--- Start Source material ---
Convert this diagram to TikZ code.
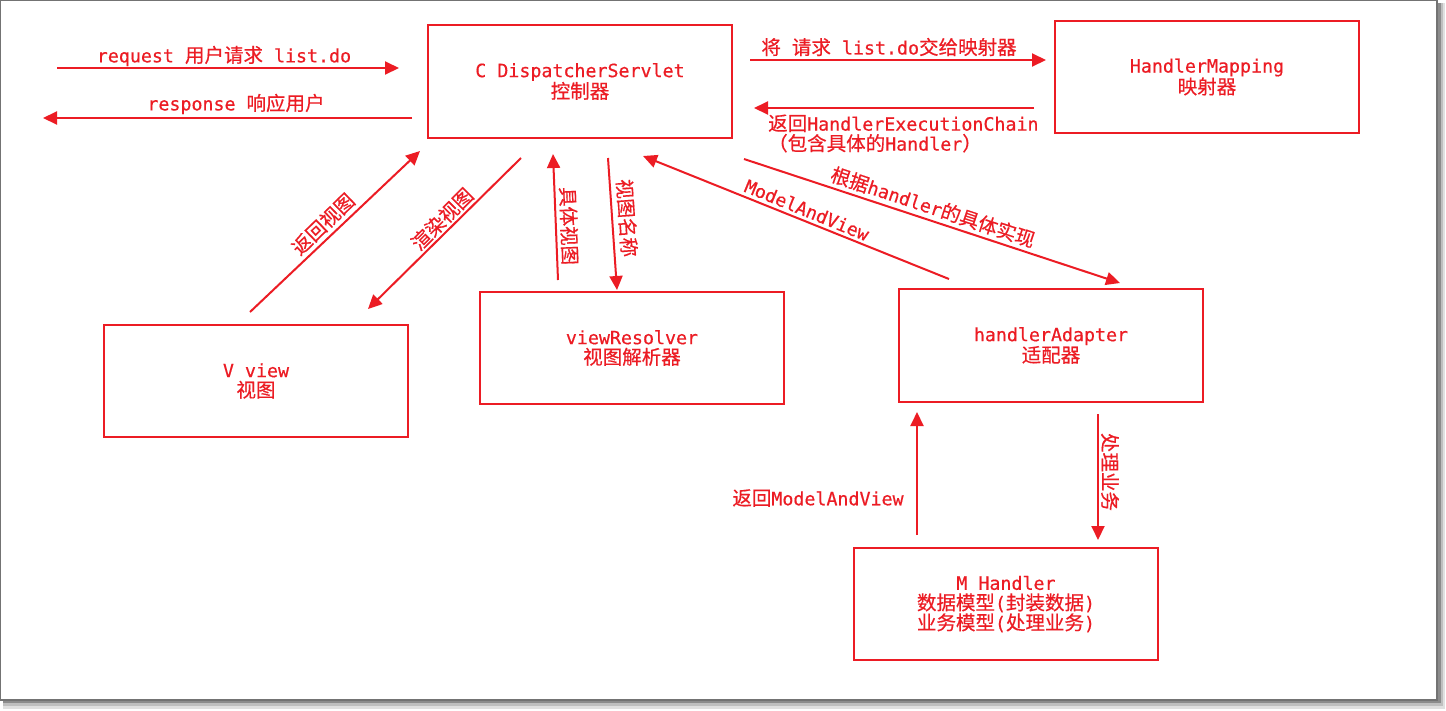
\documentclass[tikz,border=0pt]{standalone}
\usepackage{fontspec}
\setmainfont{DejaVu Sans Mono}
\newfontfamily\latinfont[FakeBold=0.5]{DejaVu Sans Mono}
\newfontfamily\cjkfont[FakeBold=0.5]{Noto Sans CJK SC}
\newcommand\zh[1]{{\cjkfont\fontsize{19.5}{20}\selectfont #1}}
\usetikzlibrary{arrows.meta,calc}
\definecolor{lred}{RGB}{236,28,36}
\begin{document}
\begin{tikzpicture}[x=1pt,y=-1pt,
  font=\latinfont\fontsize{18.3}{20}\selectfont,
  box/.style={draw=lred, line width=2pt, minimum width=304pt, minimum height=112pt,
    inner sep=0pt, align=center, text=lred},
  arr/.style={draw=lred, line width=2pt, -{Triangle[length=14pt,width=13pt]}},
  lbl/.style={text=lred, inner sep=0pt}]
% page and frame with drop shadow
\useasboundingbox (0,0) rectangle (1446,710);
\fill[white] (0,0) rectangle (1446,710);
\fill[black!12] (3,3) rectangle (1445,709);
\fill[black!25] (3,3) rectangle (1443,706);
\fill[black!45] (3,3) rectangle (1441,703);
\filldraw[fill=white, draw=black!55, line width=1.2pt] (0.6,0.6) rectangle (1437,700);

% components
\node[box, minimum height=113pt] (ds) at (580,81.5) {C DispatcherServlet\\\zh{控制器}};
\node[box] (hm) at (1207,77) {HandlerMapping\\\zh{映射器}};
\node[box] (vv) at (256,381) {V view\\\zh{视图}};
\node[box] (vr) at (632,348) {viewResolver\\\zh{视图解析器}};
\node[box, minimum height=113pt] (ha) at (1051,345.5) {handlerAdapter\\\zh{适配器}};
\node[box] (mh) at (1006,604) {M Handler\\\zh{数据模型}(\zh{封装数据})\\\zh{业务模型}(\zh{处理业务})};

% user side
\coordinate (userin) at (57,68);
\coordinate (userout) at (43,118);
\draw[arr] (userin) -- ([shift={(-28,-13.5)}]ds.west);
\node[lbl] at (224,56) {request \zh{用户请求} list.do};
\draw[arr] ([shift={(-15,36.5)}]ds.west) -- (userout);
\node[lbl] at (236,104) {response \zh{响应用户}};

% dispatcher <-> mapping
\draw[arr] ([shift={(17,-21.5)}]ds.east) -- ([shift={(-8,-17)}]hm.west);
\node[lbl] at (889,47) {\zh{将} \zh{请求} list.do\zh{交给映射器}};
\draw[arr] ([shift={(-20,31)}]hm.west) -- ([shift={(21,26.5)}]ds.east);
\node[lbl, anchor=west, align=left] at (768,133.5) {\zh{返回}HandlerExecutionChain\\\zh{（包含具体的}Handler\zh{）}};

% dispatcher <-> view
\draw[arr] ([shift={(-6,-12)}]vv.north) -- ([shift={(-7,12)}]ds.south west);
\node[lbl, rotate=44] at (323,224) {\zh{返回视图}};
\draw[arr] ([shift={(94,19)}]ds.south west) -- ([shift={(-41,-15)}]vv.north east);
\node[lbl, rotate=45] at (442,219) {\zh{渲染视图}};

% dispatcher <-> view resolver
\draw[arr] ([shift={(-74,-11)}]vr.north) -- ([shift={(-27,15)}]ds.south);
\node[lbl, rotate=-88] at (569,226) {\zh{具体视图}};
\draw[arr] ([shift={(28,19)}]ds.south) -- ([shift={(-15,-1)}]vr.north);
\node[lbl, rotate=-86] at (627,218) {\zh{视图名称}};

% dispatcher <-> adapter
\draw[arr] ([shift={(-102,-9)}]ha.north) -- ([shift={(63,17)}]ds.south);
\node[lbl, rotate=-22.2] at (807,210) {ModelAndView};
\draw[arr] ([shift={(11,20)}]ds.south east) -- ([shift={(69,-5)}]ha.north);
\node[lbl, rotate=-18.3] at (933,207) {\zh{根据}handler\zh{的具体实现}};

% adapter <-> handler
\draw[arr] ([shift={(-89,-12)}]mh.north) -- ([shift={(-134,9)}]ha.south);
\node[lbl] at (818,498) {\zh{返回}ModelAndView};
\draw[arr] ([shift={(47,11)}]ha.south) -- ([shift={(92,-7)}]mh.north);
\node[lbl, rotate=-90] at (1110,472) {\zh{处理业务}};
\end{tikzpicture}
\end{document}
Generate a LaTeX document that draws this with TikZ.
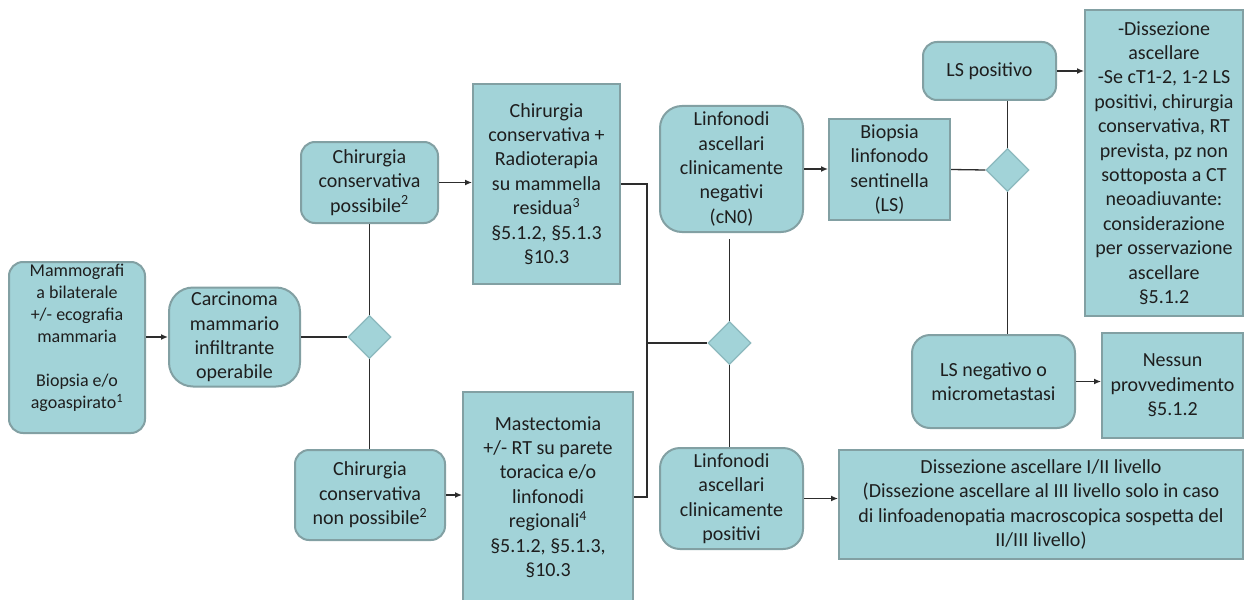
\documentclass[tikz,border=0pt]{standalone}
\usepackage{fontspec}
\setmainfont{Carlito}
\usetikzlibrary{arrows.meta,shapes.geometric}
\definecolor{boxfill}{RGB}{162,211,216}
\definecolor{boxline}{RGB}{130,160,163}
\definecolor{dialine}{RGB}{140,185,190}
\definecolor{conncol}{RGB}{45,45,45}
\definecolor{txtcol}{RGB}{30,30,30}
\begin{document}
\begin{tikzpicture}[x=1pt,y=-1pt,
  base/.style={fill=boxfill, draw=boxline, line width=2pt, text=txtcol, align=center, inner sep=0pt, font=\fontsize{20}{24.4}\selectfont},
  rbox/.style={base, rounded corners=14pt},
  sbox/.style={base},
  dia/.style={diamond, fill=boxfill, draw=dialine, line width=1.2pt, minimum width=43pt, minimum height=43pt, inner sep=0pt},
  conn/.style={draw=conncol, line width=1.3pt},
  arr/.style={conn, -{Latex[length=7pt,width=6pt]}}
]
\fill[white] (0,0) rectangle (1246,599);
\useasboundingbox (0,0) rectangle (1246,599);

\node[rbox, minimum width=136pt, minimum height=171pt, font=\fontsize{18}{22}\selectfont] (mammo) at (77,347.5)
  {Mammografi\\a bilaterale\\+/- ecografia\\mammaria\\\mbox{}\\Biopsia e/o\\agoaspirato\textsuperscript{1}\\\mbox{}};
\node[rbox, rounded corners=24pt, minimum width=131pt, minimum height=99pt] (carc) at (234.5,337)
  {Carcinoma\\mammario\\infiltrante\\operabile};
\node[dia] (d1) at (369.5,337) {};
\node[rbox, minimum width=137pt, minimum height=81pt] (poss) at (369.5,182.5)
  {Chirurgia\\conservativa\\possibile\textsuperscript{2}};
\node[rbox, minimum width=150pt, minimum height=90pt] (nonposs) at (370,495)
  {Chirurgia\\conservativa\\non possibile\textsuperscript{2}};
\node[sbox, minimum width=147pt, minimum height=200pt] (chirt) at (546.5,184)
  {Chirurgia\\conservativa +\\Radioterapia\\su mammella\\residua\textsuperscript{3}\\§5.1.2, §5.1.3\\§10.3};
\node[sbox, minimum width=170pt, minimum height=210pt] (mast) at (548,497)
  {Mastectomia\\+/- RT su parete\\toracica e/o\\linfonodi\\regionali\textsuperscript{4}\\§5.1.2, §5.1.3,\\§10.3};
\coordinate (j) at (647,343);
\node[dia] (d2) at (729.5,343) {};
\node[rbox, rounded corners=22pt, minimum width=143pt, minimum height=126pt] (cn0) at (731.5,169)
  {Linfonodi\\ascellari\\clinicamente\\negativi\\(cN0)};
\node[rbox, rounded corners=20pt, minimum width=143pt, minimum height=101pt] (cnp) at (731.5,498.5)
  {Linfonodi\\ascellari\\clinicamente\\positivi};
\node[sbox, minimum width=404pt, minimum height=109pt] (diss) at (1041,504.5)
  {Dissezione ascellare I/II livello\\(Dissezione ascellare al III livello solo in caso\\di linfoadenopatia macroscopica sospetta del\\II/III livello)};
\node[sbox, minimum width=121pt, minimum height=101pt] (biop) at (889.5,169.5)
  {Biopsia\\linfonodo\\sentinella\\(LS)};
\node[dia] (d3) at (1007.5,170) {};
\node[rbox, minimum width=133pt, minimum height=58pt] (lsp) at (989.5,71)
  {LS positivo};
\node[sbox, minimum width=158pt, minimum height=306pt] (disa) at (1164,163)
  {-Dissezione\\ascellare\\-Se cT1-2, 1-2 LS\\positivi, chirurgia\\conservativa, RT\\prevista, pz non\\sottoposta a CT\\neoadiuvante:\\considerazione\\per osservazione\\ascellare\\§5.1.2};
\node[rbox, rounded corners=18pt, minimum width=163pt, minimum height=93pt] (lsn) at (993.5,381.5)
  {LS negativo o\\micrometastasi};
\node[sbox, minimum width=141pt, minimum height=105pt] (ness) at (1172.5,385.5)
  {Nessun\\provvedimento\\§5.1.2};

% connectors
\draw[arr] (mammo.east |- carc.west) -- (carc.west);
\draw[conn] (carc.east) -- (d1.west);
\draw[conn] (d1.north) -- (d1.north |- poss.south);
\draw[conn] (d1.south) -- (d1.south |- nonposs.north);
\draw[arr] (poss.east) -- (poss.east -| chirt.west);
\draw[arr] (nonposs.east) -- (nonposs.east -| mast.west);
\draw[conn] (chirt.east) -| (j) |- (mast.east);
\draw[conn] (j) -- (d2.west);
\draw[conn, shorten >=6pt] (d2.north) -- (d2.north |- cn0.south);
\draw[conn] (d2.south) -- (d2.south |- cnp.north);
\draw[arr] (cnp.east) -- (cnp.east -| diss.west);
\draw[arr] (cn0.east) -- (cn0.east -| biop.west);
\draw[conn] (biop.east) -- (d3.west);
\draw[conn] (d3.north) -- (d3.north |- lsp.south);
\draw[conn] (d3.south) -- (d3.south |- lsn.north);
\draw[arr] (lsp.east) -- (lsp.east -| disa.west);
\draw[arr] (lsn.east) -- (lsn.east -| ness.west);
\end{tikzpicture}
\end{document}
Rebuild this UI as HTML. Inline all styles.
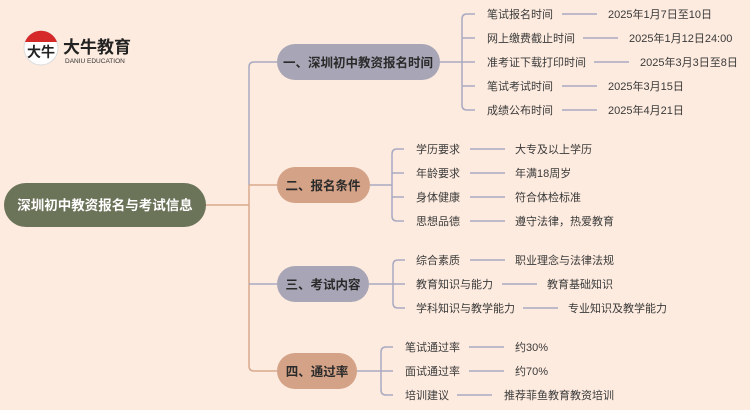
--- End Source material ---
== What is required ==
Filter the records above and return every line that holds the word "with".

== Solution to the exercise ==
% page and frame with drop shadow
Generate a LaTeX document that draws this with TikZ.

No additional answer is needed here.